Banks have made a major commitment over the past few years to new technologies designed to better serve their current customers, as well as to attract new customers wanting the latest and greatest services — from mobile banking and remote deposit capture, to person-to-person payments and personal financial management tools.
Although this strategy is on the right track, it may be missing one important element: the human element. According to a recent research study, Gen Y (those ages 18–32) and Gen X (those ages 33–48) consumers do not necessarily want high-tech solutions in isolation; rather, they want the benefits of new technology in tandem with support, advice and more knowledgeable people to help them manage their money.
“While new technology is important,” said Andrea Simon, corporate anthropologist and founder of Simon Associates Management Consultants, “it is simply not enough for many Gen-Xers and Gen-Yers/Millennials. These groups are not averse to mobile banking, digital coupons and smartphone apps, but many need to know there are real people at real institutions helping them to manage their real (and future) money.”
Gen X is now in the prime of their careers. They are making and investing money, and seeking financial advice to plan for their futures. The first wave of Gen Y — those between ages 25 and 32 — is in the stage of life where establishing financial goals and developing banking relationships are becoming important. Fortunately, these groups believe in and trust banks, both from their own experience and the experience of their parents. Their trust may be waning, though, because of banks’ perceived move away from personal interactions.
“Satisfying transactional or functional needs without emotional connections creates limited value,” said Simon. “The challenge for banks is realizing that the old model is broken, and that Gen-Yers and Gen-Xers could help them create a new one based more on how people buy — through emotions.”
Traditionally, branches have helped customers connect in a more personal way. Yet many banks have closed or plan to close branch locations in favor of more cost-effective and efficient omnichannel banking, thought to be the preference for younger generations. This may be short-sighted, however.

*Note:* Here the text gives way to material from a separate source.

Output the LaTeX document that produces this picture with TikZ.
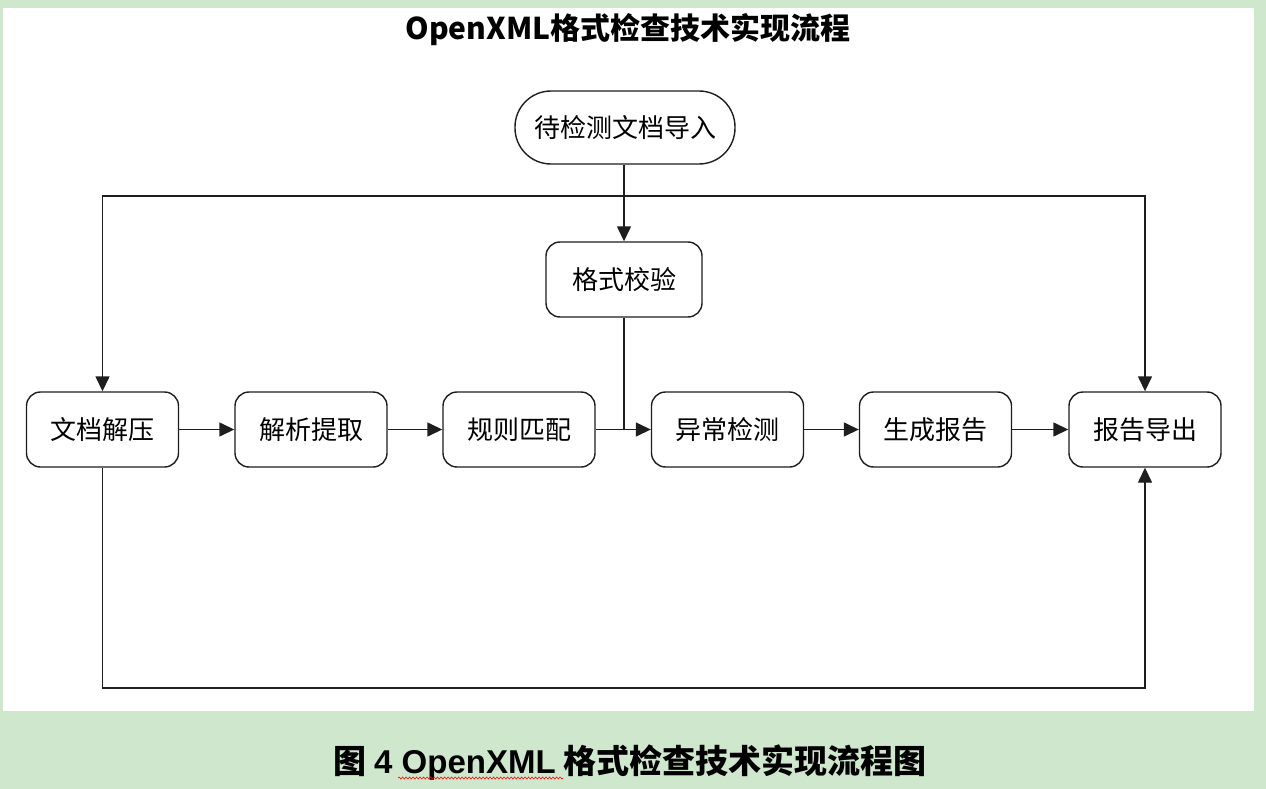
\documentclass[tikz,border=0pt]{standalone}
\usepackage{fontspec}
\setmainfont{Noto Sans CJK SC}
\newfontfamily\arialfont{Liberation Sans}
\usetikzlibrary{arrows.meta,decorations.pathmorphing}
\definecolor{bggreen}{RGB}{207,231,204}
\definecolor{linecol}{RGB}{30,30,30}
\begin{document}
\begin{tikzpicture}[x=1pt,y=-1pt,
  box/.style={draw=linecol, line width=1.4pt, rounded corners=14pt, minimum width=152pt, minimum height=75pt, inner sep=0pt, fill=white, font=\fontsize{26}{30}\selectfont},
  term/.style={draw=linecol, line width=1.4pt, rounded corners=36pt, minimum width=220pt, minimum height=73pt, inner sep=0pt, fill=white, font=\fontsize{26}{30}\selectfont},
  arr/.style={draw=linecol, line width=1.4pt, -{Triangle[length=15pt,width=14pt]}},
  plain/.style={draw=linecol, line width=1.4pt}]
\useasboundingbox (0,0) rectangle (1266,789);
\fill[bggreen] (0,0) rectangle (1266,789);
\fill[white] (3,8) rectangle (1254,711);
% title
\node[font=\bfseries\fontsize{30}{36}\selectfont] (title) at (628,30) {OpenXML格式检查技术实现流程};
% nodes
\node[term] (start) at (625,127.5) {待检测文档导入};
\node[box, minimum width=156pt] (check) at (624,279.5) {格式校验};
\node[box] (unzip) at (102.5,429.5) {文档解压};
\node[box] (parse) at (311,429.5) {解析提取};
\node[box] (match) at (519,429.5) {规则匹配};
\node[box] (detect) at (727.5,429.5) {异常检测};
\node[box] (report) at (935.5,429.5) {生成报告};
\node[box] (export) at (1145,429.5) {报告导出};
% connectors
\coordinate (bus) at (624,196);
\coordinate (low) at (0,688);
\draw[arr] (start.south -| check.north) -- (check.north);
\draw[arr] (bus) -| (unzip.north);
\draw[arr] (bus) -| (export.north);
\draw[arr] (unzip) -- (parse);
\draw[arr] (parse) -- (match);
\draw[arr] (match) -- (detect);
\draw[arr] (detect) -- (report);
\draw[arr] (report) -- (export);
\draw[plain] (check.south) -- (check.south |- detect.west);
\draw[arr] (unzip.south) -- (unzip.south |- low) -| (export.south);
% caption
\node[font=\bfseries\fontsize{33}{38}\selectfont] (cap) at (630,763) {图 {\arialfont 4 OpenXML} 格式检查技术实现流程图};
\draw[red, line width=0.6pt, decorate, decoration={snake, amplitude=1pt, segment length=3.5pt}] (398,778) -- (563,778);
\end{tikzpicture}
\end{document}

A recent Javelin report, for example, found that older Gen-Xers prefer to conduct transactions at branches at a rate 2.5 times greater than those over the age of 65. Although 56 percent prefer to monitor accounts and balances online, a surprising 25 percent still visit branches for these activities. As Javelin’s Mark Schwanhausser, one of the report’s authors, puts it, “They need some hand-holding.”
Simon points out that branch banks are billboards and brand builders, albeit expensive ones. And even though some 2,000 branches were closed last year, according to SNL Financial, the number of branches now is four times the number in 1970. Yet the debate about the future of the branch rages on, focusing around two major viewpoints: Branches will eventually perish largely because an in-person branch transaction is far more costly than an online transaction ($4.25 vs. $0.10); and, if branches do survive, they will need to become more consultative, with a knowledgeable staff capable of helping customers with financial guidance.
This second view coincides with Simon’s finding that banking is still a people-to-people business and banks must not lose sight of this.
“Banks need to go well beyond the functional transaction,” said Simon. “They need to become familiar, respected and knowledgeable investment advisers that can take a personal and professional interest in their Gen X and Gen Y customers — and their futures.”
Michael Scheibach is executive editor of BankNews.